Let’s be clear here: I do not believe in social mobility. Social mobility is a ruse. Again: social (we mean economic, of course) mobility is a ruse. Not on a personal level; during my childhood my parents acquired more wealth so now more money than their parents. It is easy to forget that social mobility is a ruse when we see such examples. Outwith the arts, though, we still want people to do work that is typically lower-paid and that we consider less valuable. We want this work done always, whether or not you personally are middle-class or whatever. We still want people to work with our waste; we still want people to serve children food at school; we still want people to work on the factory floor; we still want people to clean; we still want people to care. This is what I mean when I say that social mobility is a ruse. We can’t all be middle-class; we can’t all be in graduate jobs when not all the jobs are graduate jobs. We don’t need or want everyone to do typically middle-class jobs, so we should hope for a better life for everyone, regardless of the kind of work they do.

I say this because when I have brought up the massive pay inequality between some non-artists in the arts (managers, directors, academics etc.) and independent workers, particularly artists, there is a sense that there is a ladder. The people at the top of that ladder have worked even harder than those at the bottom: they have maybe worked for decades to develop a career. Yes, they have put the hours in. But there are still the people at the bottom of our ladders who are suffering because of low-paid and precarious work. The people further up the ladder feel they are not exploiting those lower down because maybe once upon a time they were paid less and lived in a cramped houseshare and didn’t have much spare at the end of the month. There are several reasons why I cannot stand for this argumentation:

  1. I graduated from my undergraduate degree in 2008 (I had been working in community dance semi-professionally since 2001, but that’s by the by). Remember 2008? The crash? Then do you remember 2010? Austerity? My entire career, pretty much, has been during austerity. There has been little public funding for the arts and state support has been shit, and increasingly so, over the decade. When the people who are at the top of the ladder were at the bottom, it was before all of that. When they were at the bottom they had more support and there was more funding. I have read the reports.
  2. Not all the people at the bottom of the ladder will ever move from there. I think of some of my heroes, independent artists of the highest calibre, in my not-very-humble eyes, who are still scrabbling for cash month-to-month. Not everyone can climb the ladder.
  3. However you cut it, if there is a ladder, the bottom rungs are made up of the lowest-paid workers. They are keeping the ladder from falling. You, high-earners, are literally standing on their shoulders. You think you paid your dues? Do you? FUCK PAYING DUES:
    1. Paying dues means that you have to have the resources to pay. It is by nature exclusionary.
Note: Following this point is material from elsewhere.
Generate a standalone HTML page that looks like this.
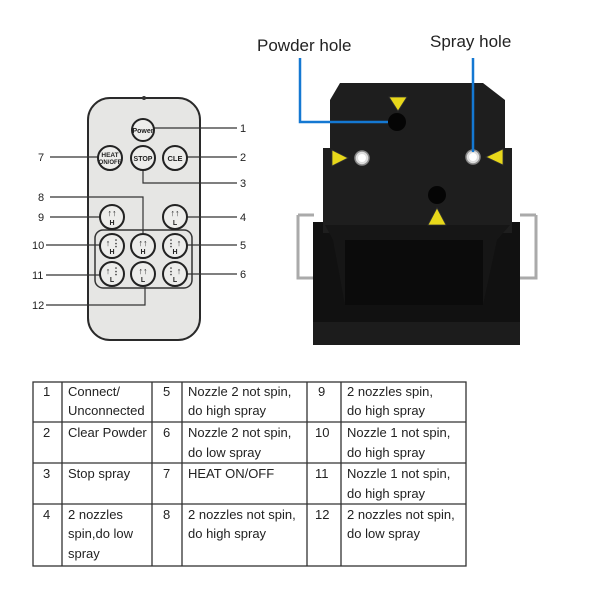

I hear the arguments about high salaries being necessary to attract the best talent. I disagree. I think different people are suited to different sorts of activities and have multiple motivations for doing the work they do. If people are motivated by money then perhaps they can go and work in another sector where salaries are generally higher.

I hear the arguments about these high-paying jobs being very responsible, difficult, and demanding jobs that actually take up 80 hours a week. First, if you are in one of those jobs, you are in the position to shift the working culture to delegitimise overwork. If you don’t do this, you are making a rod for your own back, and for everyone else. Stop it. How about splitting the job in two, working less, and making space for another person to work in the arts? Then you wouldn’t need to be compensated so richly in a sector where people are suffering, trying to pay their damn dues. I don’t want to legitimise hard work as the source of money, because that’s not how it works (I can think of too many examples to make me think you can’t too), but many of the independent artists I know who are paid poorly also work very hard.

I hear the arguments about independent artists choosing to make the sacrifice of decent, stable income because they get to be liberated in their work, follow their own curiosity, choose with whom to work and so on. We get to have fascinating conversations and think the world anew. It’s really great. But we are also working in a system and are hemmed in by that; we also do shit-tonnes of admin and often more, because we don’t have the benefit of scale; we also have to meet the needs of many clients and stakeholders and partners.  Further, all arts workers get the benefit of working in the arts. You too, high-earner, get to have creative conversations and dream up new ideas and think about the relationship between the arts and society. AND you get paid a proper salary.

I really want you to think about this. Without independent artists (who are currently working precariously), there is literally no point to your job. None. It is absolutely meaningless. What you do every day has no value. It is worthless. You need independent artists if you are the CEO of a dance organisation, the artistic director of a theatre, the boss of a sector support organisation. You know that there will be an endless supply of us – not because ‘we can’t do anything else’ in some romantic way, but because of a set of conditions including promises from the sector and its related HE organisations that a career is possible – so you know we are expendable. This is exploitation of the highest order. It is absolutely disgusting. If you care one bit about cultural life – about the human beings you see every working day – then you will do something about this. How dare you not do this.

(An aside: the organisations in which you work were never set up to do this. They were established to support and organise and lobby for and present artistic practice – I am certain of this in dance, because, again, I have read some of the reports, but I expect it to be the same in other fields. Because of many things (professionalisation of arts management, a dogmatic belief in and practice of trickle-down economics which doesn’t work anywhere, the way that organisations often sediment and become more conservative over time etc.), the whole thing has flipped. Now it’s the organisations – and the people earning salaries in them – who set the agenda, and artists are asked to supply goods according to those agendas. You can change this.)

So, you see, dear high-earner, this ladder business has to stop. It has to stop now. I am sorry that you suffered, that you ‘paid your dues’, on your way up this ladder. The ladder was always unfair and you managed to succeed, probably some privilege and a lot of talent and skill. The ladder didn’t have rungs for lots of talented, skilful, creative, determined people who just couldn’t get on its rungs. Now, I am asking you to use your weight to lever the ladder on its side. Yes, you will get less. You should literally be paid less for your work. You should. I am saying that. Yes, it will take time for you to acclimatise to being paid less, and you will have to reorganise your personal finances, but I am still asking you. Because underneath it all – the assumptions, your peer group’s expectations, the unjust promises that were made to you – I really, really, really hope that you don’t want to be complicit in exploiting the people around you.